The simple fact is that the W3C specified a JavaScript-API for the DOM. Which makes this language the natural choice for HTML parsing. But you can use whatever language you want. As I may point out that it’s not the best choice in this case. This is a technical discussion, not an ad hominem attack

Why do Facebook, Instagram or Dropbox using Python if your arguments is always a fact in every cases.And why do users or developers use Python as back-end for a front-end web technology. Why do user or developers use Django or Flask.

So maybe your technical description what is best is also your weakness. I have never told anyone what is best to use. The topic in code exchange is about sharing code that solve some task or could be useful to someone. Its not about the method and why a user do it that way. If you have technology question how to use it you are welcome.

So its an attack against me and I’m tired to have this discussion with you. I try to make this forum to be alive to share my knowledge and help others.

Goodness. I was talking about HTML parsing. Only. I didn’t say that Python is a bad language nor that you shouldn’t use it. Python is fine, as is Ruby, Perl, C, Pascal, ALGOL even Fortran has its uses. But not every language is good at every task. Which nicht be sc reason why there’s not only Python out there. Or, god forbid, AppleScript.

Python simply is not the best tool to parse HTM in a scripting context on macOS. Nor did you make any argument that it is, except that is the language you prefer. On another platform, outside of the browser – different story.

Please don’t criticize me for things I haven’t said or done.

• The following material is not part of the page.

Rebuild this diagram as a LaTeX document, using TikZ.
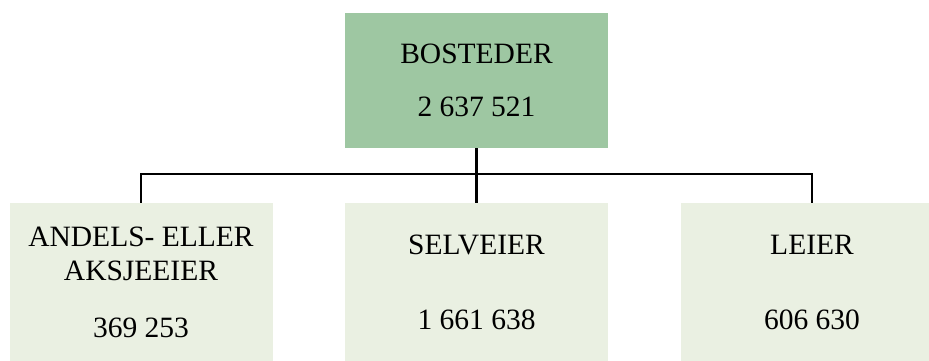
\documentclass[tikz,border=0pt]{standalone}
\usepackage{fontspec}
\setmainfont{Liberation Serif}
\definecolor{topgreen}{RGB}{158,199,162}
\definecolor{palegreen}{RGB}{234,240,226}
\begin{document}
\begin{tikzpicture}[
  block/.style={rectangle, minimum width=263pt, minimum height=158pt, inner sep=0pt, align=center, fill=palegreen},
  node distance=335.5pt,
  font=\fontsize{29.5}{34}\selectfont
]
\useasboundingbox (0,0) rectangle (929pt,-361pt);
\node[block, fill=topgreen, minimum height=135pt] (bosteder) at (476.5pt,-80.5pt) {BOSTEDER\\[19pt]2 637 521};
\node[block] (selveier) at (476.5pt,-282pt) {SELVEIER\\[41pt]1 661 638};
\node[block, left of=selveier] (andels) {ANDELS- ELLER\\AKSJEEIER\\[23pt]369 253};
\node[block, right of=selveier] (leier) {LEIER\\[41pt]606 630};

\coordinate (bus) at (476.5pt,-174pt);

\draw[line width=2.6pt] (bosteder) -- (selveier);
\draw[line width=2.6pt] (andels.north) |- (bus) -| (leier.north);
\end{tikzpicture}
\end{document}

If you have difficulties understanding, use DeepL.

When I asked you for your solution you send me a link that use a bridge to Objective-C. And that is not different from using a pure AppleScriptObjC method that is faster and give better error handling. Still you believe JavaScript is a great alternative to AppleScript.

I have never said Python is the best solution (if the definition of best is only performance). I would arguably say that Python is far more easier to learn and other language. Not only the syntax or all examples but also very good documentation.

And when people have difficult to solve error when nothing is returned. The only solution is to ask someone else for help. And if that has not been clear to them its a nightmare to maintain.

@Fredrik71, @chrillek

Hey you two.

By all means discuss and disagree. That’s partly what Code Exchange is for. But please keep querulousness, nastiness, and personal insults out of your public posts.

That’s the code contained in the post I linked to:

(() => {
  const app = Application('DEVONthink 3');
  const rec = app.getRecordWithUuid('2F437490-F4EC-4E38-8747-8F4FCC073F86');
  const thinkWindow = app.openWindowFor({record:rec});
  const result = app.doJavaScript(`var headings = document.querySelectorAll('h1,h2,h3');JSON.stringify([...headings].map(h => h.innerText));`, {in: thinkWindow});
  console.log(result);
})()

Pure JavaScript/JXA. With minor modifications, it can be used with Safari or Chrome instead of DEVONthink. The code returns all headings of level 1, 2, and 3 from the HTML document.

The ASObjC stuff was actually in another post in the same thread.

@chrillek
Thanks.

For any scriptable application if its not open need to load a website to be able to extract information. The time it take for this process is not fast on a slow machine. So it will be a delay in that approach. XMLRPC call to event-driven approach do not have any delay and it means it only need to read the url to memory and parse it as html or xml. The module lxml use binding to libxml2 that is coded in C. From different websites they claim its a fast library. My code is not slow on my machine and I use Apple Silicon. Yes its slower and AppleScriptObjC but the difference is not a issue. I do believe its easier for any person who knows less to adapt to AppleScript + Python solution and it would be to learn other solutions that has very poorly error handling. Most of the time I have find solution for things I do not know and that have serve me well.

I have shared already a way in AppleScriptObjC how to use xpath. And other have too. And that’s why I thought this topic was interesting to share how it could be done in Python. It doesn’t have to be more and that without describe in detail why the maintainer of the code use that approach.